No se acelera más el paso
hacia la llamada verdadera transición
verde porque la crisis climática es difusa, lo que hace que nadie se atreva
a tomar decisiones que son política y económicamente impopulares. Llegado el
caso en que se visualice la urgencia, existen mecanismos. Se puede activar la
premisa básica de que quien contamina paga, y obligar a los ricos a pagar la
transición ecológica. En materia financiera, la bancarrota no aplica para los Estados,
así que se podría utilizar la política monetaria como herramienta.
Con todo ello, el triunfo ya
está entre nosotros, la conciencia y preocupación es colectiva, algunos han
caído incluso en la ecoansiedad. En
sentido estricto, por la frustración de que sabemos que tenemos que hacerlo,
pero no lo abordamos de forma decidida. Falta un paso, propiciar que el
ciudadano medio urbano esté por la descarbonización efectiva.
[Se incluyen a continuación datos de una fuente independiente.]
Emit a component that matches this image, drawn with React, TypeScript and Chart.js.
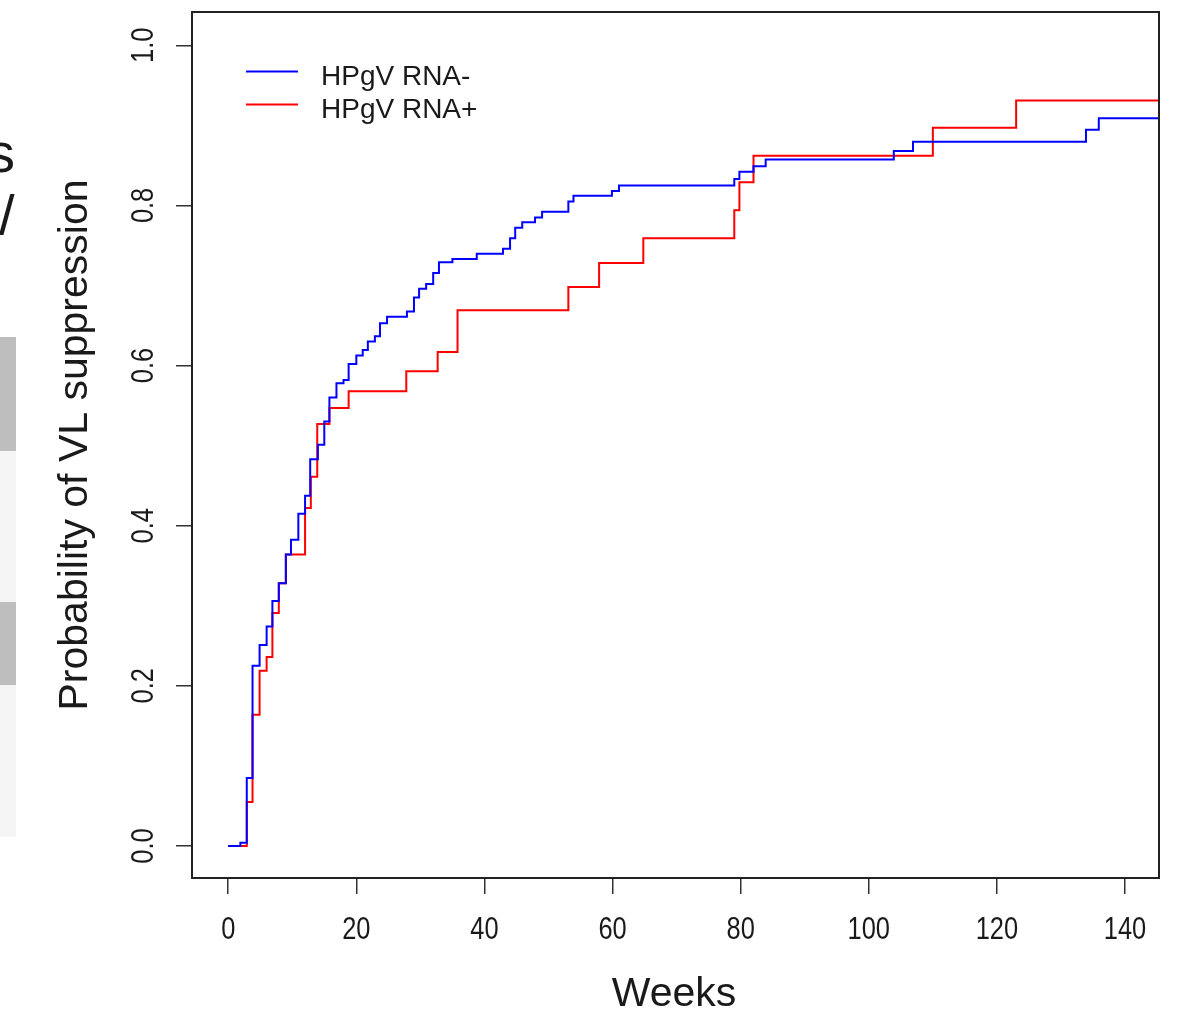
import React, { useEffect, useRef } from "react";
import { Chart, registerables } from "chart.js";

Chart.register(...registerables);

// ---- data (weeks at which the estimate steps, and the new probability) ----
const negWeeks = [0, 1.9, 2.9, 3.8, 4.9, 6.0, 6.9, 7.9, 9.0, 9.8, 10.95, 12.0, 12.8, 14.0, 15.0, 15.8, 16.9, 18.0, 18.8, 20.0, 21.0, 21.8, 22.9, 23.7, 24.8, 27.9, 29.0, 29.8, 30.9, 32.0, 32.9, 35.0, 38.8, 42.9, 44.0, 44.8, 45.9, 47.9, 49.0, 53.1, 53.9, 59.9, 61.0, 79.0, 79.8, 82.0, 83.9, 103.9, 106.9, 133.9, 135.9, 147];
const negValues = [0, 0.004, 0.085, 0.225, 0.251, 0.274, 0.306, 0.328, 0.364, 0.3825, 0.415, 0.4375, 0.483, 0.501, 0.530, 0.560, 0.578, 0.582, 0.602, 0.6125, 0.6196, 0.630, 0.6367, 0.653, 0.661, 0.6675, 0.685, 0.696, 0.702, 0.7155, 0.729, 0.733, 0.7396, 0.746, 0.759, 0.772, 0.779, 0.785, 0.792, 0.805, 0.812, 0.818, 0.825, 0.833, 0.842, 0.849, 0.8575, 0.868, 0.8795, 0.8946, 0.909, 0.909];

const posWeeks = [0, 2.9, 3.8, 4.9, 6.0, 6.9, 7.9, 9.0, 12.0, 12.9, 13.9, 15.8, 18.8, 27.8, 32.7, 35.8, 53.1, 57.9, 64.8, 79.0, 79.8, 82.0, 110.0, 123.0, 147];
const posValues = [0, 0.055, 0.164, 0.219, 0.236, 0.291, 0.328, 0.364, 0.422, 0.461, 0.527, 0.547, 0.568, 0.593, 0.617, 0.669, 0.698, 0.728, 0.759, 0.794, 0.829, 0.862, 0.897, 0.931, 0.931];

const seriesLabels = ["HPgV RNA-", "HPgV RNA+"];
const seriesColors = ["#0000ff", "#ff0000"];

const xTickValues = [0, 20, 40, 60, 80, 100, 120, 140];
const xTickLabels = ["0", "20", "40", "60", "80", "100", "120", "140"];
const yTickValues = [0, 0.2, 0.4, 0.6, 0.8, 1.0];
const yTickLabels = ["0.0", "0.2", "0.4", "0.6", "0.8", "1.0"];

const xTitle = "Weeks";
const yTitle = "Probability of VL suppression";

const FONT = '"Liberation Sans", Arial, sans-serif';
const INK = "#1a1a1a";

const decorPlugin = {
  id: "decor",
  afterDraw(chart: any) {
    const { ctx, chartArea } = chart;
    const xs = chart.scales.x;
    const ys = chart.scales.y;
    ctx.save();
    // box
    ctx.strokeStyle = "#222";
    ctx.lineWidth = 2;
    ctx.strokeRect(chartArea.left, chartArea.top, chartArea.right - chartArea.left, chartArea.bottom - chartArea.top);

    ctx.fillStyle = INK;
    // x tick labels (condensed)
    ctx.font = `31px ${FONT}`;
    ctx.textAlign = "center";
    ctx.textBaseline = "alphabetic";
    xTickValues.forEach((v, i) => {
      const px = xs.getPixelForValue(v);
      ctx.save();
      ctx.translate(px, 939);
      ctx.scale(0.82, 1);
      ctx.fillText(xTickLabels[i], 0, 0);
      ctx.restore();
    });
    // y tick labels rotated
    yTickValues.forEach((v, i) => {
      const py = ys.getPixelForValue(v);
      ctx.save();
      ctx.translate(153, py);
      ctx.rotate(-Math.PI / 2);
      ctx.scale(0.82, 1);
      ctx.fillText(yTickLabels[i], 0, 0);
      ctx.restore();
    });
    // axis titles
    ctx.font = `41px ${FONT}`;
    ctx.fillText(xTitle, 674, 1006);
    ctx.save();
    ctx.translate(87, 445);
    ctx.rotate(-Math.PI / 2);
    ctx.fillText(yTitle, 0, 0);
    ctx.restore();

    // legend
    ctx.font = `28px ${FONT}`;
    ctx.textAlign = "left";
    const rows = [
      { ly: 71.5, ty: 85 },
      { ly: 104.5, ty: 118 },
    ];
    rows.forEach((r, i) => {
      ctx.strokeStyle = seriesColors[i];
      ctx.lineWidth = 2;
      ctx.beginPath();
      ctx.moveTo(246, r.ly);
      ctx.lineTo(298, r.ly);
      ctx.stroke();
      ctx.fillStyle = INK;
      ctx.fillText(seriesLabels[i], 321, r.ty);
    });
    ctx.restore();
  },
};

export default function App() {
  const ref = useRef<HTMLCanvasElement | null>(null);
  useEffect(() => {
    if (!ref.current) return;
    const mk = (ws: number[], vs: number[]) => ws.map((w, i) => ({ x: w, y: vs[i] }));
    const axisCommon = {
      type: "linear" as const,
      ticks: { display: false },
      grid: { drawOnChartArea: false, drawTicks: true, tickLength: 16, color: "#333", lineWidth: 1.5 },
      border: { display: false },
    };
    const chart = new Chart(ref.current, {
      type: "line",
      data: {
        datasets: [
          {
            label: seriesLabels[0],
            data: mk(negWeeks, negValues),
            borderColor: seriesColors[0],
            borderWidth: 2,
            pointRadius: 0,
            stepped: "before",
            fill: false,
          },
          {
            label: seriesLabels[1],
            data: mk(posWeeks, posValues),
            borderColor: seriesColors[1],
            borderWidth: 2,
            pointRadius: 0,
            stepped: "before",
            fill: false,
          },
        ],
      },
      options: {
        animation: false,
        responsive: false,
        events: [],
        layout: { padding: { left: 0, top: 12, right: 20, bottom: 0 } },
        plugins: { legend: { display: false }, tooltip: { enabled: false } },
        scales: {
          x: {
            ...axisCommon,
            min: -5.65,
            max: 145.3,
            afterBuildTicks: (s: any) => {
              s.ticks = xTickValues.map((v) => ({ value: v }));
            },
            afterFit: (s: any) => {
              s.height = 131;
            },
          },
          y: {
            ...axisCommon,
            min: -0.04,
            max: 1.0416,
            afterBuildTicks: (s: any) => {
              s.ticks = yTickValues.map((v) => ({ value: v }));
            },
            afterFit: (s: any) => {
              s.width = 192;
            },
          },
        },
      },
      plugins: [decorPlugin],
    });
    return () => chart.destroy();
  }, []);

  const box = (top: number, height: number, color: string) => (
    <div style={{ position: "absolute", left: 0, top, width: 16, height, background: color }} />
  );

  return (
    <div style={{ position: "absolute", left: 0, top: 0, width: 1179, height: 1009, background: "#fff", overflow: "hidden" }}>
      {box(337, 114, "#bebebe")}
      {box(451, 151, "#f5f5f5")}
      {box(602, 83, "#bebebe")}
      {box(685, 152, "#f5f5f5")}
      <div style={{ position: "absolute", left: -13, top: 125, fontFamily: FONT, fontSize: 56, lineHeight: "56px", color: INK }}>s</div>
      <div style={{ position: "absolute", left: -1, top: 187, fontFamily: FONT, fontSize: 56, lineHeight: "56px", color: INK }}>/</div>
      <canvas ref={ref} width={1179} height={1009} style={{ position: "absolute", left: 0, top: 0, width: 1179, height: 1009 }} />
    </div>
  );
}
Con medidas
disuasorias ante la contaminación, incentivadoras ante unos hábitos saludables.
Es el Estado quien tiene la encomienda, impidiendo que se desarrollen
movimientos populistas que apelen a las conspiraciones globales, a la supuesta
demonización de la agenda totalitaria, de que hagan creer que otros deben cambiar,
pero nosotros no. Esa interesada división solo nos lleva a callejones sin
salida.
Cierto que el Estado, el Gobierno,
tendría más empuje verde si lo aupara un voto ecologista, pero por obvio, no
tiene que ser ese el camino más corto. El ecologismo, como dice Emilio
Santiago, antes de llegar a las estructuras tiene que ser la referencia visible
en el ámbito cultural, moral e intelectual. Dejar de ser una corriente más, y
pasar a ser el esquema de vertebración social, económico y ambiental. Dejar
atrás, por fin, el modelo neoliberal que es hoy ya un muerto viviente. La conciencia
ecologista para una transformación real debe ser colectiva, de los Pueblos. A
estas alturas ya no nos sirven Thoreaus que se enfaden con el mundo, apóstoles
con un puñado de seguidores, ni tan siquiera grupos que encuentran en las
denuncias y las manifestaciones sus únicas posibles líneas de acción para
llamar la atención sobre los problemas. Entender la realidad global es
reconocer que, como Jonás, vivimos en la ballena y que la supervivencia de
ella, es la nuestra. Hace falta colectividad, debe percibirse el ecologismo
como una vía de soberanía social. El ecologismo está llamado a jugar un papel,
avanzado el siglo XXI, similar al que en otros tiempos jugaron procesos
emancipatorios como la abolición de la esclavitud, la lucha sindicalista o el
sufragio universal.
Un proceso que es, por
naturaleza, descentralizador en la medida en que la sostenibilidad se logra en
términos de proximidad, en la medida en que se refuerza la democracia mediante
proceso de implicación individual y colectiva y, en la medida en que tenemos
que estar más cohesionados, mediante vínculos afectivos y de pertenencia. La
palanca del ecologismo transformador es la generación de confianza en la
enunciación de un futuro deseable, esperanzador, factible, en el que no solo
quepamos todos, sino que sólo será posible si todos participamos.